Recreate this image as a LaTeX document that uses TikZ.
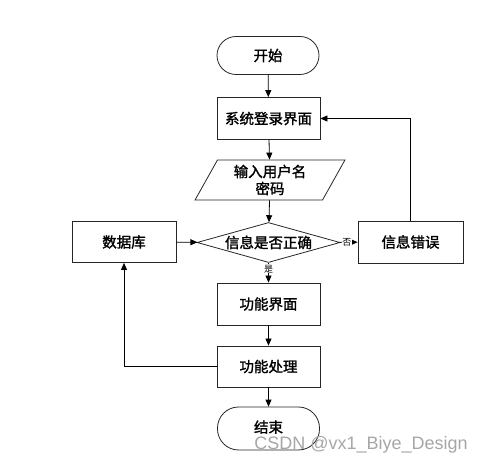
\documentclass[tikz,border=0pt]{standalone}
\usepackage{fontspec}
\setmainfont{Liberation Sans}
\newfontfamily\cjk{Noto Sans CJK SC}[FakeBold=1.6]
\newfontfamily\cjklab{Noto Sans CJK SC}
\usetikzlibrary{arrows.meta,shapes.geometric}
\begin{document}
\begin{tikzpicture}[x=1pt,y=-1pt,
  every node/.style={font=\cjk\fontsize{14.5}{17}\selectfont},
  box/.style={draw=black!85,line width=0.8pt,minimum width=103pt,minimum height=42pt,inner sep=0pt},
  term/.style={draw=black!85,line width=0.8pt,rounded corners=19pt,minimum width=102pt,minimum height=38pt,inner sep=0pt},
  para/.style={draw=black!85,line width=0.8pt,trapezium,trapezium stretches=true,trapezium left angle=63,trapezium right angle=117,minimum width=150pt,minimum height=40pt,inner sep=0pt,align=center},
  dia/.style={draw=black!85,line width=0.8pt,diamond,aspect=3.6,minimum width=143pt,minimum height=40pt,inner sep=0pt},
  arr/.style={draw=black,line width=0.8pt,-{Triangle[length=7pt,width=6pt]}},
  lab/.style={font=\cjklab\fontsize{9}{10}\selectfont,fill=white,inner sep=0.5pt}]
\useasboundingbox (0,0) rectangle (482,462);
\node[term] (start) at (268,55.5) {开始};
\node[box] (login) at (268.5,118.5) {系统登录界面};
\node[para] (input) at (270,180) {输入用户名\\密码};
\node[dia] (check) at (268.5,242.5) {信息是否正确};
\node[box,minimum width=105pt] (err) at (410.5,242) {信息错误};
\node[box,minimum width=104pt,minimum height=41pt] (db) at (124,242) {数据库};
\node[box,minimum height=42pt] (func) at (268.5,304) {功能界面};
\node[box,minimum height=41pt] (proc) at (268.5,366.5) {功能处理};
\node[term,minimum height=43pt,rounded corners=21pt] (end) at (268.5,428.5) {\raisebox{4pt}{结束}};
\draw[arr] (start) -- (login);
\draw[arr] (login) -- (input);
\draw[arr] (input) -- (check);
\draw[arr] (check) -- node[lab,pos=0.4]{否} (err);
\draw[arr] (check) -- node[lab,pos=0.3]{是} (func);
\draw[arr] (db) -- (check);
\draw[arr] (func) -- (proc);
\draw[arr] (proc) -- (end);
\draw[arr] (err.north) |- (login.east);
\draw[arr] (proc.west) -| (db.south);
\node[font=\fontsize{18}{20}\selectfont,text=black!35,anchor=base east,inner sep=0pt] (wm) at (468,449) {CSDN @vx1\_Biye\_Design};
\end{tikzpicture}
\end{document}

> [Do this]
Transcribe the full listing above exactly, with the images removed.

> [Written reply]
Recreate this image as a LaTeX document that uses TikZ.
\documentclass[tikz,border=0pt]{standalone}
\usepackage{fontspec}
\setmainfont{Liberation Sans}
\newfontfamily\cjk{Noto Sans CJK SC}[FakeBold=1.6]
\newfontfamily\cjklab{Noto Sans CJK SC}
\usetikzlibrary{arrows.meta,shapes.geometric}
\begin{document}
\begin{tikzpicture}[x=1pt,y=-1pt,
  every node/.style={font=\cjk\fontsize{14.5}{17}\selectfont},
  box/.style={draw=black!85,line width=0.8pt,minimum width=103pt,minimum height=42pt,inner sep=0pt},
  term/.style={draw=black!85,line width=0.8pt,rounded corners=19pt,minimum width=102pt,minimum height=38pt,inner sep=0pt},
  para/.style={draw=black!85,line width=0.8pt,trapezium,trapezium stretches=true,trapezium left angle=63,trapezium right angle=117,minimum width=150pt,minimum height=40pt,inner sep=0pt,align=center},
  dia/.style={draw=black!85,line width=0.8pt,diamond,aspect=3.6,minimum width=143pt,minimum height=40pt,inner sep=0pt},
  arr/.style={draw=black,line width=0.8pt,-{Triangle[length=7pt,width=6pt]}},
  lab/.style={font=\cjklab\fontsize{9}{10}\selectfont,fill=white,inner sep=0.5pt}]
\useasboundingbox (0,0) rectangle (482,462);
\node[term] (start) at (268,55.5) {开始};
\node[box] (login) at (268.5,118.5) {系统登录界面};
\node[para] (input) at (270,180) {输入用户名\\密码};
\node[dia] (check) at (268.5,242.5) {信息是否正确};
\node[box,minimum width=105pt] (err) at (410.5,242) {信息错误};
\node[box,minimum width=104pt,minimum height=41pt] (db) at (124,242) {数据库};
\node[box,minimum height=42pt] (func) at (268.5,304) {功能界面};
\node[box,minimum height=41pt] (proc) at (268.5,366.5) {功能处理};
\node[term,minimum height=43pt,rounded corners=21pt] (end) at (268.5,428.5) {\raisebox{4pt}{结束}};
\draw[arr] (start) -- (login);
\draw[arr] (login) -- (input);
\draw[arr] (input) -- (check);
\draw[arr] (check) -- node[lab,pos=0.4]{否} (err);
\draw[arr] (check) -- node[lab,pos=0.3]{是} (func);
\draw[arr] (db) -- (check);
\draw[arr] (func) -- (proc);
\draw[arr] (proc) -- (end);
\draw[arr] (err.north) |- (login.east);
\draw[arr] (proc.west) -| (db.south);
\node[font=\fontsize{18}{20}\selectfont,text=black!35,anchor=base east,inner sep=0pt] (wm) at (468,449) {CSDN @vx1\_Biye\_Design};
\end{tikzpicture}
\end{document}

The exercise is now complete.